New Amsterdam is still shown (after the English took over the Dutch colony in 1664, and they renamed the city in honor of their commander: the Duke of York, hence New York).
Excellent hand colour
Very good condition
code : M3875
Cartographer : SANSON Nicolas
Date : 1699
Size : 20*27.5 cms
availability : Sold
Price : Sold
Nicolas Sanson (1600-1667) is generally acknowledged as the founder of the great French school of geographers and cartographers that supplanted the Dutch as the leading European map-makers. His work was acclaimed for its geographical accuracy and high standard of engraving. As a consequence, his many maps received a wide diffusion. His career marks the start of the process by which Paris superseded Amsterdam as the centre of European map production.
Nicolas studied Ancient History as a young man, and this awoke in him an interest in classical geography. His first map, of ancient Gaul was made in 1618, when he was only 18. Sanson had three sons, Nicolas (1626-1648), Guillaume (d.1703) and Adrien (d.1708), and a grandson Pierre Moullard-Sanson (d.1730), all of whom were involved in the family’s map-making activities.

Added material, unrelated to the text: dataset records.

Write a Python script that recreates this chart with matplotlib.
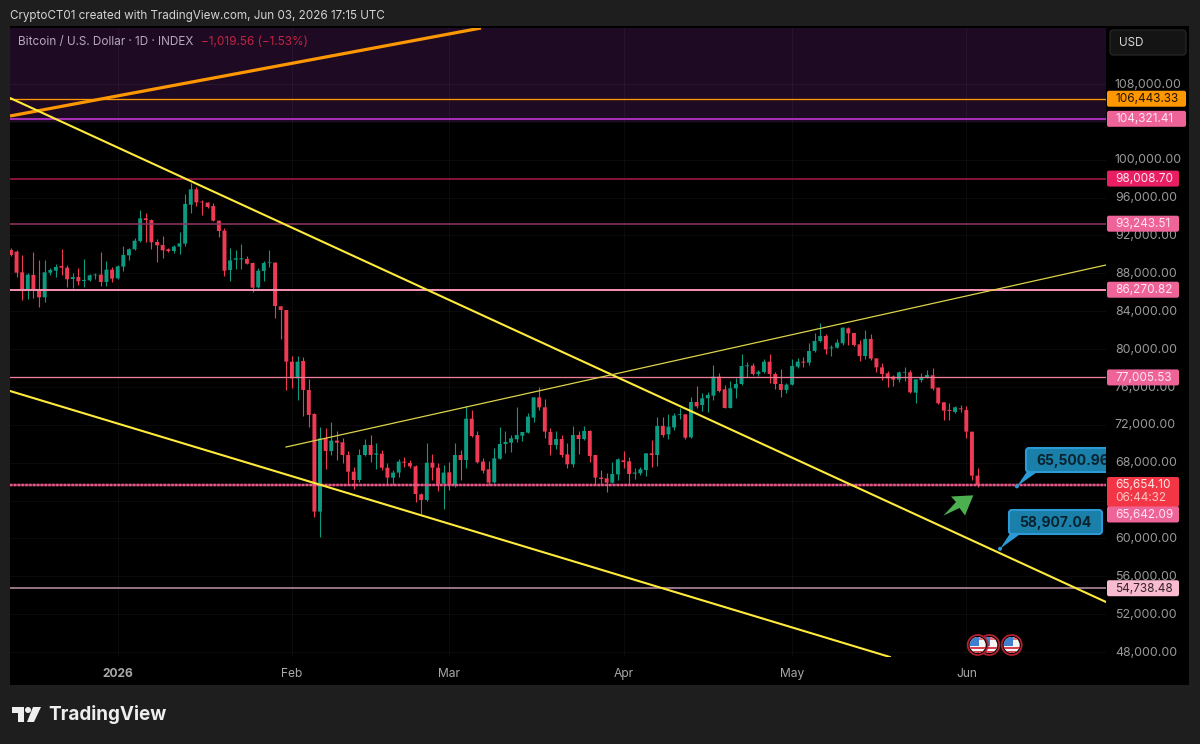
import numpy as np
import matplotlib
matplotlib.use("Agg")
import matplotlib.pyplot as plt
from matplotlib.patches import Rectangle, Polygon, Circle, FancyBboxPatch
from matplotlib.ticker import FixedLocator, FixedFormatter
from matplotlib.transforms import ScaledTranslation

plt.rcParams['font.family'] = ['Inter', 'DejaVu Sans']

# ---- data: daily BTC/USD candles, first candle 19 days before 1 Jan 2026 ----
first_day = -19
opens = [90470,90290,88110,86240,87830,86240,85470,88070,88280,88780,88600,87400,87610,87190,87260,87790,87860,87090,88390,87470,
 88710,89900,90540,91420,93810,93630,91310,90990,90540,90360,90820,91140,95250,96870,95570,95470,95110,93560,92510,88350,
 89440,89480,89520,89090,86520,88250,89130,89130,84520,84130,
 78670,76910,78740,75680,73140,62830,70570,69230,70330,70150,68810,67050,66170,68810,69870,68850,68950,67470,66420,66950,
 68110,67970,67610,64660,64060,68000,67470,65780,66980,65640,68810,68280,72650,70920,68110,67300,65920,68420,69970,70110,
 70470,70850,71170,72760,74900,73850,71240,69870,70500,68880,67830,70920,70500,71350,68810,66420,66350,
 65890,66770,68250,68140,66840,66880,67230,68990,68810,71880,71000,71730,73070,73110,70680,74410,74090,74800,75080,77090,
 75750,73780,75850,76310,78180,78250,77370,77580,78670,77370,76310,75680,76240,78140,78670,78570,79800,80850,81380,80080,
 80150,80610,82190,81700,80500,79270,81070,79020,78070,77440,77090,76770,77510,77540,75400,76730,76980,77230,75920,74380,
 73570,73350,73740,73570,71280,66630]
highs = [90640,90470,89940,88070,90290,89410,89410,88530,88990,90540,88880,88000,88530,89480,87900,88000,90290,89300,88700,88880,
 90890,90640,91700,94690,94340,93700,91590,91940,90640,90990,92330,96380,97510,97160,95750,95500,95470,93630,92750,90640,
 90470,91100,89830,89160,88530,89340,90470,89160,84600,84130,
 79300,79300,79200,76840,73210,71730,71630,72260,71380,70570,69230,67580,69410,70500,70920,70110,69340,67930,67230,68350,
 68640,68280,67760,64830,70040,68880,67930,67760,68110,70110,69340,73990,73570,71380,68460,68210,69520,71800,71350,70920,
 73920,71280,73210,74900,75960,74690,71630,71380,70920,70040,71880,71350,71880,71450,68810,67230,66880,
 68110,68460,69270,68640,67400,67580,68990,70400,72790,72860,73140,73280,73740,73140,74900,76100,75330,75500,78320,77440,
 76210,76660,76910,79480,78670,78490,77790,78950,79480,77610,77860,76380,78920,79090,79200,80610,81730,82790,81590,80430,
 81030,82370,82300,81730,80960,82020,81560,79090,78570,77720,77260,77690,78070,77790,76800,77510,77790,77970,76030,74450,
 74270,74020,74090,73990,71280,67400]
lows = [89830,87580,85180,85260,85360,84410,85010,87830,87580,87830,86520,86420,86770,86590,87190,87370,86660,86700,87120,87370,
 88280,89410,90470,91350,91350,90570,89230,89590,90220,90110,90010,90920,94410,95110,94160,94940,93530,91870,87750,87230,
 88420,88460,88990,86060,86490,87230,88700,83250,81030,75680,
 75850,74620,72930,71800,62300,60190,67330,68810,68280,67930,65640,65190,66000,68740,68110,67300,67230,65640,65640,66450,
 67580,67400,63880,62540,64000,66170,65040,63070,65110,65470,66170,67400,70750,67930,66880,65640,65820,68350,68990,69160,
 70220,70290,71100,72330,73570,70570,68810,69410,68640,67400,67510,68920,70400,68110,65640,65640,64940,
 65820,66170,67400,65750,66240,66700,66630,67580,67690,70750,70470,71450,72580,70470,70570,73740,73500,73320,74620,75500,
 73740,73740,74800,76210,77090,77260,77160,77440,76450,75750,74970,75330,76210,78040,78070,78320,79730,80780,79450,79270,
 80080,80430,80430,80330,78780,78920,78850,77610,76730,76030,76130,76560,76660,75400,74270,76560,76900,75680,74200,72510,
 72510,73210,73390,70570,66170,65470]
closes = [89940,88070,86240,87860,86240,85470,88110,88350,88670,88600,87370,87610,87160,87300,87790,87860,87090,88390,87440,88740,
 89940,90540,91450,93810,93630,91280,90960,90430,90360,90820,91170,95330,96870,95500,95500,95010,93560,92470,88280,89370,
 89590,89590,89020,86490,88280,89090,89200,84550,84130,78670,
 76910,78670,75680,73040,62830,70570,69230,70330,70110,68810,67050,66170,68810,69870,68810,68990,67470,66420,66950,68110,
 68000,67610,64690,64060,68000,67470,65750,66950,65640,68810,68280,72650,70820,68040,67160,65890,68460,69970,70190,70570,
 70920,71240,72860,74900,73850,71280,69870,70500,68810,67830,70920,70500,71350,68710,66420,66280,65890,
 66810,68350,68070,66810,66950,67300,68990,68810,71880,70920,71800,72970,73140,70640,74410,73950,74800,75150,77090,75570,
 73780,75850,76310,78210,78280,77370,77610,78670,77370,76310,75680,76240,78210,78670,78570,79800,80850,81380,79970,80180,
 80680,82260,81660,80430,79270,81070,78990,78070,77370,76910,76770,77540,77580,75430,76800,76980,77260,75820,74270,73500,
 73460,73850,73640,71280,66630,65650]

level_prices = [106443.33, 104321.41, 98008.70, 93243.51, 86270.82, 77005.53, 65642.09, 54738.48]
level_colors = ['#ff9800', '#a32fb5', '#7f1437', '#8a3560', '#f48fb1', '#ef7c98', '#e8598a', '#b78fa0']
level_widths = [1.3, 2.0, 2.0, 1.6, 2.0, 1.3, 2.4, 1.6]

price_ticks = [48000, 52000, 56000, 60000, 64000, 68000, 72000, 76000, 80000, 84000,
               88000, 92000, 96000, 100000, 104000, 108000]
hidden_ticks = [64000, 104000]
month_days = [0, 31, 59, 90, 120, 151]
month_labels = ['2026', 'Feb', 'Mar', 'Apr', 'May', 'Jun']

orange_trend = ([-19.16, 64.64], [104620, 113915])
yellow_down_a = ([-19.16, 175.85], [106521, 53284])
yellow_down_b = ([-19.16, 137.4], [75572, 47474])
yellow_up = ([29.95, 175.85], [69656, 88881])

# ---- layout helpers ----
W, H = 1200, 744
PX_PER_DAY = 5.62
PX_PER_PRICE = 0.009467
L, R, T, B = 10, 1106, 28, 657
def px_x(day): return 117.7 + day * PX_PER_DAY
def px_y(p): return 84 + (108000 - p) * PX_PER_PRICE
def day_at(x): return (x - 117.7) / PX_PER_DAY
def price_at(y): return 108000 - (y - 84) / PX_PER_PRICE

fig = plt.figure(figsize=(W / 100, H / 100), dpi=100, facecolor='#1e1e1e')
def full_axes(z):
    a = fig.add_axes([0, 0, 1, 1], zorder=z)
    a.set_xlim(0, W); a.set_ylim(H, 0); a.axis('off'); a.patch.set_alpha(0)
    return a
bg = full_axes(0)
bg.add_patch(Rectangle((10, 26), 1179, 659, fc='#000000', ec='none'))
ax = fig.add_axes([L / W, 1 - B / H, (R - L) / W, (B - T) / H], zorder=1, facecolor='#000000')
ov = full_axes(2)
ax.set_xlim(day_at(L), day_at(R))
ax.set_ylim(price_at(B), price_at(T))
for s in ax.spines.values():
    s.set_visible(False)

# band and grid
ax.axhspan(price_at(122), price_at(T), color='#1f0a24', lw=0, zorder=0)
ax.yaxis.tick_right()
ax.yaxis.set_major_locator(FixedLocator(price_ticks))
ax.yaxis.set_major_formatter(FixedFormatter(['' if t in hidden_ticks else f'{t:,.2f}' for t in price_ticks]))
ax.xaxis.set_major_locator(FixedLocator(month_days))
ax.xaxis.set_major_formatter(FixedFormatter(month_labels))
ax.tick_params(axis='y', length=0, pad=6.3, labelsize=8.9, labelcolor='#9a9a9a')
ax.tick_params(axis='x', length=0, pad=7.7, labelsize=8.7, labelcolor='#a8a8a8')
ax.get_xticklabels()[0].set_fontweight('bold')
ax.grid(True, color='#ffffff', alpha=0.045, lw=0.7, zorder=0.5)
ax.set_axisbelow(True)
up_shift = ScaledTranslation(0, 0.9 / 100, fig.dpi_scale_trans)
for lab in ax.get_yticklabels():
    lab.set_transform(lab.get_transform() + up_shift)

# candles
days = np.arange(first_day, first_day + len(opens))
o, h, l, c = map(np.array, (opens, highs, lows, closes))
up = c >= o
red, green = '#ee3a52', '#0c9a80'
cols = np.where(up, green, red)
ax.vlines(days, l, h, colors=cols, lw=0.8, zorder=2)
bars = ax.bar(days, np.abs(c - o), bottom=np.minimum(o, c), width=0.7, color=cols, lw=0, zorder=3)
for b in bars:
    b.set_snap(False)

# horizontal levels
for p, col, lw_px in zip(level_prices, level_colors, level_widths):
    if p == 65642.09:
        ax.axhline(p, color=col, lw=lw_px * 0.72, alpha=0.55, zorder=4)
        ax.axhline(p, color=col, lw=lw_px * 0.72, ls=(0, (1, 0.6)), zorder=4)
    else:
        ax.axhline(p, color=col, lw=lw_px * 0.72, zorder=4)

# trend lines
ax.plot(*orange_trend, color='#ff9800', lw=2.3, zorder=5, solid_capstyle='butt')
ax.plot(*yellow_down_a, color='#ffeb3b', lw=1.5, zorder=5)
ax.plot(*yellow_down_b, color='#ffeb3b', lw=1.5, zorder=5)
ax.plot(*yellow_up, color='#dcd24a', lw=0.9, zorder=5)

# header and footer
ov.text(10, 15.5, 'CryptoCT01 created with TradingView.com, Jun 03, 2026 17:15 UTC',
        color='#d4d4d4', fontsize=8.4, va='center', ha='left')
ov.text(18, 42, 'Bitcoin / U.S. Dollar · 1D · INDEX', color='#b5a9ba', fontsize=8.45, va='center')
ov.text(201, 42, '−1,019.56 (−1.53%)', color='#c4233f', fontsize=8.5, va='center')
ov.text(48, 715, 'TradingView', color='#eeeeee', fontsize=13.6, fontweight='bold', va='center')
ov.add_patch(Polygon([(12, 707), (24, 707), (24, 722), (18, 722), (18, 713), (12, 713)], fc='#eeeeee', ec='none'))
ov.add_patch(Circle((28, 710), 3, fc='#eeeeee', ec='none'))
ov.add_patch(Polygon([(33, 707), (41, 707), (34, 722), (27, 722)], fc='#eeeeee', ec='none'))

# USD box
ov.add_patch(FancyBboxPatch((1110, 30), 76, 25, boxstyle='round,pad=0,rounding_size=3', fc='#141414', ec='#2a2a2a', lw=0.8))
ov.text(1119, 43, 'USD', color='#d8d8d8', fontsize=8.4, va='center')

# price tags
def tag(p, text, fc, tc, x1=1179, yc=None, hgt=16):
    y = px_y(p) if yc is None else yc
    ov.add_patch(FancyBboxPatch((1107, y - hgt / 2), x1 - 1107, hgt, boxstyle='round,pad=0,rounding_size=2', fc=fc, ec='none'))
    ov.text(1115, y + 0.3, text, color=tc, fontsize=8.5, va='center', ha='left')
pink = '#ee6398'
tag(106443.33, '106,443.33', '#ff9800', '#241400', x1=1186)
tag(104321.41, '104,321.41', pink, '#ffe6ef', x1=1186)
tag(98008.70, '98,008.70', '#e91e63', '#ffe6ef')
tag(93243.51, '93,243.51', pink, '#ffe6ef')
tag(86270.82, '86,270.82', pink, '#ffe6ef')
tag(77005.53, '77,005.53', pink, '#ffe6ef')
tag(54738.48, '54,738.48', '#f8bbd0', '#33232a')
ov.add_patch(FancyBboxPatch((1107, 477), 72, 30, boxstyle='round,pad=0,rounding_size=2', fc='#f23645', ec='none'))
ov.text(1115, 484.5, '65,654.10', color='#ffe6e6', fontsize=8.5, va='center')
ov.text(1115, 498, '06:44:32', color='#ffc6c6', fontsize=8.5, va='center')
tag(65642.09, '65,642.09', pink, '#ffe6ef', yc=514.5)

# callouts
def callout(day, price, text, bx, by, bw, bh, tx):
    ax_clip = ax.bbox
    xa, ya = px_x(day), px_y(price)
    blue, edge = '#1a7fa9', '#2b9ad6'
    tail = Polygon([(xa, ya), (bx + 2, by + bh - 2), (bx + 14, by + bh - 2)], fc=edge, ec='none')
    ov.add_patch(tail)
    box = FancyBboxPatch((bx, by), bw, bh, boxstyle='round,pad=0,rounding_size=3', fc=blue, ec=edge, lw=1.5)
    ov.add_patch(box)
    box.set_clip_box(ax_clip)
    t = ov.text(tx, by + bh / 2 + 0.5, text, color='#08222e', fontsize=10, fontweight='bold', va='center', ha='left')
    t.set_clip_on(True)
    t.set_clip_box(ax_clip)
    ov.add_patch(Circle((xa, ya), 2, fc=edge, ec='none'))
callout(160, 65500.96, '65,500.96', 1026, 448, 100, 24, 1036)
callout(157, 58907.04, '58,907.04', 1009, 510, 93, 24, 1019)

# green arrow
ov.add_patch(Polygon([(973.3, 495.3), (965, 515.5), (959.5, 508), (943.3, 515.7), (956, 502), (951, 496.5)], fc='#4caf50', ec='none'))

# event flags
def flag(cx, cy=645):
    ov.add_patch(Circle((cx, cy), 10, fc='#000000', ec='#b3202f', lw=1.3))
    disc = Circle((cx, cy), 8, fc='#f4f4f4', ec='none')
    ov.add_patch(disc)
    parts = [Rectangle((cx - 8, cy - 8), 16, 3, fc='#e4717a', ec='none'),
             Rectangle((cx - 8, cy + 2), 16, 2.4, fc='#d9404f', ec='none'),
             Rectangle((cx - 8, cy + 6), 16, 3, fc='#d9404f', ec='none'),
             Rectangle((cx - 8, cy - 8), 9, 9, fc='#3f7fd0', ec='none')]
    for q in parts:
        ov.add_patch(q)
        q.set_clip_path(disc)
flag(989.3); flag(977.7); flag(1011.7)

fig.savefig('out.png', dpi=100, facecolor=fig.get_facecolor())
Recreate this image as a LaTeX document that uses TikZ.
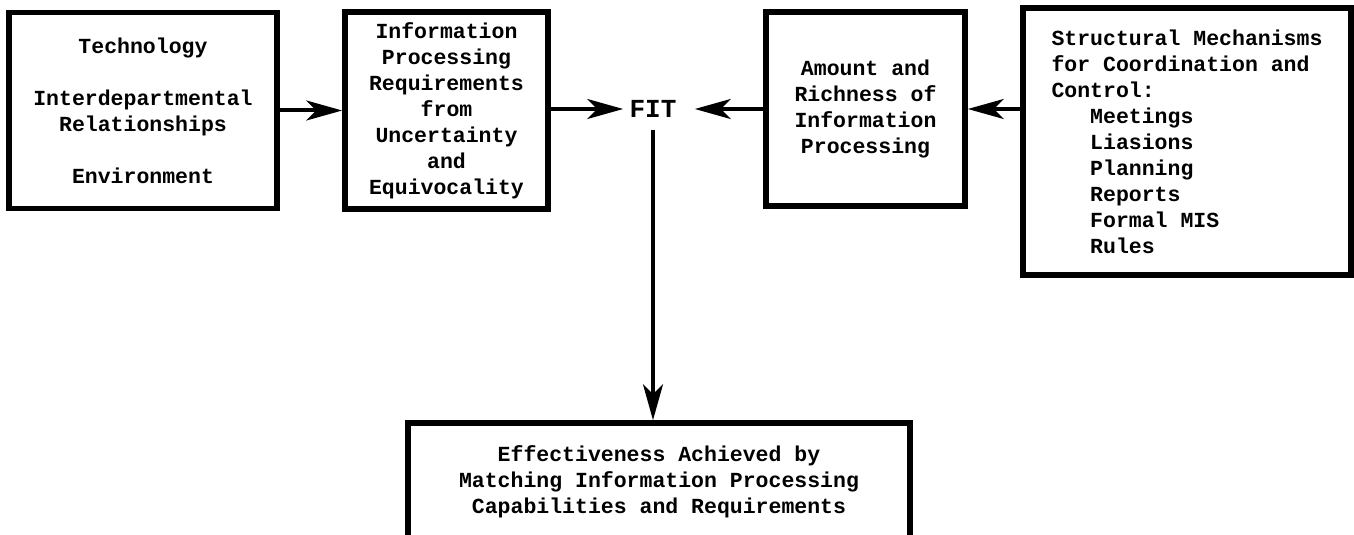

After Sanson settled in Paris his work came to the attention of King Louis XIII, who eventually appointed Sanson Geographe Ordinaire du Roi, one of whose duties was to tutor the King in geography. Sanson published some 300 maps in his career, though his first most famous atlas, the folio “Cartes Generales De Toutes Les Parties Du Monde” was not published until 1658. Sanson also prepared a series of quarto atlases of the different continents. These scarce atlases are more frequently encountered in the Dutch piracy, engraved by Anthony d’Winter, first published in 1683.
The Sanson atlases are rarely found with a standard set of maps; the practice seems to have been that additional, or revised, plates would be inserted as available. After Sanson’s death the business was continued by his two surviving sons and grandson, in partnership with, and later superseded by Alexis Hubert Jaillot.